* Information provided:
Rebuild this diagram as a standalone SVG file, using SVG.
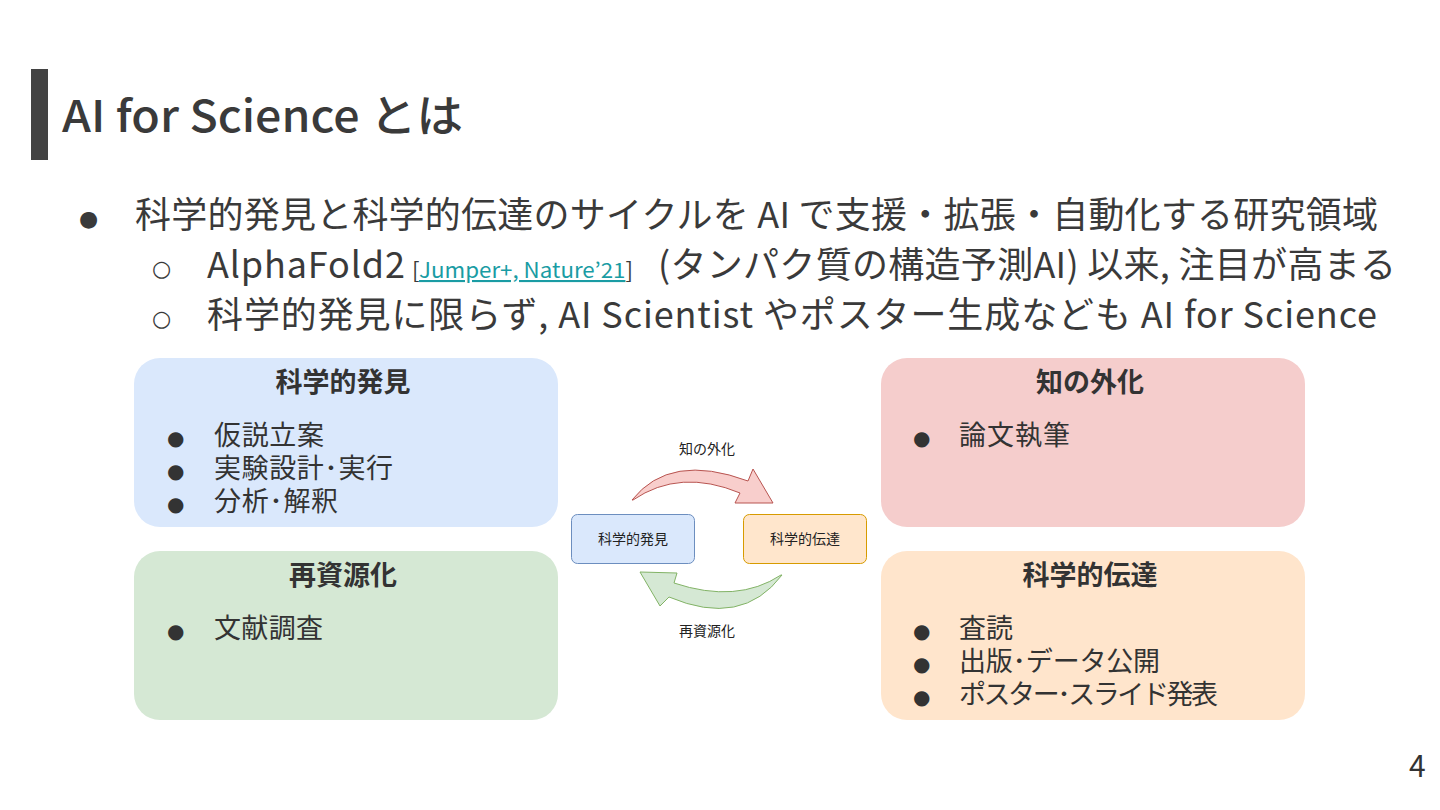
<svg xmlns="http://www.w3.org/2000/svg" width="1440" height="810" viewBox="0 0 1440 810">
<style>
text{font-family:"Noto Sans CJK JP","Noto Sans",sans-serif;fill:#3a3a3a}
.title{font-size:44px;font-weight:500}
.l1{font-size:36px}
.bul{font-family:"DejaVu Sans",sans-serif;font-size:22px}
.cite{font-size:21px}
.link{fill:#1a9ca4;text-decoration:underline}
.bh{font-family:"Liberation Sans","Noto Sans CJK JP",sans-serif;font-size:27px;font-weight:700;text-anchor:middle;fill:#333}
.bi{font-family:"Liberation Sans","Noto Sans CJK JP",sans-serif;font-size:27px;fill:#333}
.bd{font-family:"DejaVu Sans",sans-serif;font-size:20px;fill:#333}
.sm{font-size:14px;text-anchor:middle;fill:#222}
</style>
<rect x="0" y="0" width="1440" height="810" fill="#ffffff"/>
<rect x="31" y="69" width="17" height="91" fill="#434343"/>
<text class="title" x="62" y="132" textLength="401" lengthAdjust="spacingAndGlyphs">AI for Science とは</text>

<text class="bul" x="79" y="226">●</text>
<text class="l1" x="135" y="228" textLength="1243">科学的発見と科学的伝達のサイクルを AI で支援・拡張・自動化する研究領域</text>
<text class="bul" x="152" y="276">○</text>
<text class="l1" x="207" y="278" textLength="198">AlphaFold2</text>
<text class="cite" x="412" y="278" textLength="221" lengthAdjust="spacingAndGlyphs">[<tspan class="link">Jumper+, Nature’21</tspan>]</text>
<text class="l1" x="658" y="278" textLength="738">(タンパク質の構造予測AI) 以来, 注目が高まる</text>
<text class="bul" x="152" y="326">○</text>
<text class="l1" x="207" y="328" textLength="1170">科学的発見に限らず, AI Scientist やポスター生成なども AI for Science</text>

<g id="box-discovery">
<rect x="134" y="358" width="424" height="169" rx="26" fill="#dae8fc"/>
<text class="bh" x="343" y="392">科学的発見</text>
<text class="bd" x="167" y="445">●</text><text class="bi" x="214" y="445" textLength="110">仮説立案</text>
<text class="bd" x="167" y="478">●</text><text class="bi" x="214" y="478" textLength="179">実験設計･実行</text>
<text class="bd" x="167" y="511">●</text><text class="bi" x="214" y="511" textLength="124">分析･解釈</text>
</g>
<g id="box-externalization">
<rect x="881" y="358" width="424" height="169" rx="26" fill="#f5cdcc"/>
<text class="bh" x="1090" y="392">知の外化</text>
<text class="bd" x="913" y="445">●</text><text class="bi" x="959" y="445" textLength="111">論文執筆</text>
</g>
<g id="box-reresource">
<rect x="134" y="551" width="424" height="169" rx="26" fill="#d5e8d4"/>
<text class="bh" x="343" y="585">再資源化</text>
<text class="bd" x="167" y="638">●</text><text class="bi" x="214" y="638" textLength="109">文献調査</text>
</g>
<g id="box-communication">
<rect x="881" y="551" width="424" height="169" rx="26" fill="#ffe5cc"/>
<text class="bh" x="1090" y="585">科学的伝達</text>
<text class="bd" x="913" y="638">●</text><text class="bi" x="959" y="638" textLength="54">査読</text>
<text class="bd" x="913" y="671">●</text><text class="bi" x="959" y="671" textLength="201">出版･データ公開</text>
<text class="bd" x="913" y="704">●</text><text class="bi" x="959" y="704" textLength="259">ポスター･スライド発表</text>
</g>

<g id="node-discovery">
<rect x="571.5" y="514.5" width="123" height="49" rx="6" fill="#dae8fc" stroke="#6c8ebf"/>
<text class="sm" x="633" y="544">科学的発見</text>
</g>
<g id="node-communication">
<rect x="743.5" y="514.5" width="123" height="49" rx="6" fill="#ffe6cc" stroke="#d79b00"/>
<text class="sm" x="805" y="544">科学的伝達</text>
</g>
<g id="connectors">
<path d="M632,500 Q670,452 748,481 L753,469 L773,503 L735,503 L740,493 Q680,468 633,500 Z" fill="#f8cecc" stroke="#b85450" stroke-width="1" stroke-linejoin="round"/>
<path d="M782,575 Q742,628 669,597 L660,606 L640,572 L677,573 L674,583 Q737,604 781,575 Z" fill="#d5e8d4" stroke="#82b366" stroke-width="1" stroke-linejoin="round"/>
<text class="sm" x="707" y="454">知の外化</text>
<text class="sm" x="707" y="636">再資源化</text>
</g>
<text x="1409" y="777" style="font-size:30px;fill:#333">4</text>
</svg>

* Set problem:
Exclude the images, then output the data above word for word.

* Solution to this exercise:
Rebuild this diagram as a standalone SVG file, using SVG.
<svg xmlns="http://www.w3.org/2000/svg" width="1440" height="810" viewBox="0 0 1440 810">
<style>
text{font-family:"Noto Sans CJK JP","Noto Sans",sans-serif;fill:#3a3a3a}
.title{font-size:44px;font-weight:500}
.l1{font-size:36px}
.bul{font-family:"DejaVu Sans",sans-serif;font-size:22px}
.cite{font-size:21px}
.link{fill:#1a9ca4;text-decoration:underline}
.bh{font-family:"Liberation Sans","Noto Sans CJK JP",sans-serif;font-size:27px;font-weight:700;text-anchor:middle;fill:#333}
.bi{font-family:"Liberation Sans","Noto Sans CJK JP",sans-serif;font-size:27px;fill:#333}
.bd{font-family:"DejaVu Sans",sans-serif;font-size:20px;fill:#333}
.sm{font-size:14px;text-anchor:middle;fill:#222}
</style>
<rect x="0" y="0" width="1440" height="810" fill="#ffffff"/>
<rect x="31" y="69" width="17" height="91" fill="#434343"/>
<text class="title" x="62" y="132" textLength="401" lengthAdjust="spacingAndGlyphs">AI for Science とは</text>

<text class="bul" x="79" y="226">●</text>
<text class="l1" x="135" y="228" textLength="1243">科学的発見と科学的伝達のサイクルを AI で支援・拡張・自動化する研究領域</text>
<text class="bul" x="152" y="276">○</text>
<text class="l1" x="207" y="278" textLength="198">AlphaFold2</text>
<text class="cite" x="412" y="278" textLength="221" lengthAdjust="spacingAndGlyphs">[<tspan class="link">Jumper+, Nature’21</tspan>]</text>
<text class="l1" x="658" y="278" textLength="738">(タンパク質の構造予測AI) 以来, 注目が高まる</text>
<text class="bul" x="152" y="326">○</text>
<text class="l1" x="207" y="328" textLength="1170">科学的発見に限らず, AI Scientist やポスター生成なども AI for Science</text>

<g id="box-discovery">
<rect x="134" y="358" width="424" height="169" rx="26" fill="#dae8fc"/>
<text class="bh" x="343" y="392">科学的発見</text>
<text class="bd" x="167" y="445">●</text><text class="bi" x="214" y="445" textLength="110">仮説立案</text>
<text class="bd" x="167" y="478">●</text><text class="bi" x="214" y="478" textLength="179">実験設計･実行</text>
<text class="bd" x="167" y="511">●</text><text class="bi" x="214" y="511" textLength="124">分析･解釈</text>
</g>
<g id="box-externalization">
<rect x="881" y="358" width="424" height="169" rx="26" fill="#f5cdcc"/>
<text class="bh" x="1090" y="392">知の外化</text>
<text class="bd" x="913" y="445">●</text><text class="bi" x="959" y="445" textLength="111">論文執筆</text>
</g>
<g id="box-reresource">
<rect x="134" y="551" width="424" height="169" rx="26" fill="#d5e8d4"/>
<text class="bh" x="343" y="585">再資源化</text>
<text class="bd" x="167" y="638">●</text><text class="bi" x="214" y="638" textLength="109">文献調査</text>
</g>
<g id="box-communication">
<rect x="881" y="551" width="424" height="169" rx="26" fill="#ffe5cc"/>
<text class="bh" x="1090" y="585">科学的伝達</text>
<text class="bd" x="913" y="638">●</text><text class="bi" x="959" y="638" textLength="54">査読</text>
<text class="bd" x="913" y="671">●</text><text class="bi" x="959" y="671" textLength="201">出版･データ公開</text>
<text class="bd" x="913" y="704">●</text><text class="bi" x="959" y="704" textLength="259">ポスター･スライド発表</text>
</g>

<g id="node-discovery">
<rect x="571.5" y="514.5" width="123" height="49" rx="6" fill="#dae8fc" stroke="#6c8ebf"/>
<text class="sm" x="633" y="544">科学的発見</text>
</g>
<g id="node-communication">
<rect x="743.5" y="514.5" width="123" height="49" rx="6" fill="#ffe6cc" stroke="#d79b00"/>
<text class="sm" x="805" y="544">科学的伝達</text>
</g>
<g id="connectors">
<path d="M632,500 Q670,452 748,481 L753,469 L773,503 L735,503 L740,493 Q680,468 633,500 Z" fill="#f8cecc" stroke="#b85450" stroke-width="1" stroke-linejoin="round"/>
<path d="M782,575 Q742,628 669,597 L660,606 L640,572 L677,573 L674,583 Q737,604 781,575 Z" fill="#d5e8d4" stroke="#82b366" stroke-width="1" stroke-linejoin="round"/>
<text class="sm" x="707" y="454">知の外化</text>
<text class="sm" x="707" y="636">再資源化</text>
</g>
<text x="1409" y="777" style="font-size:30px;fill:#333">4</text>
</svg>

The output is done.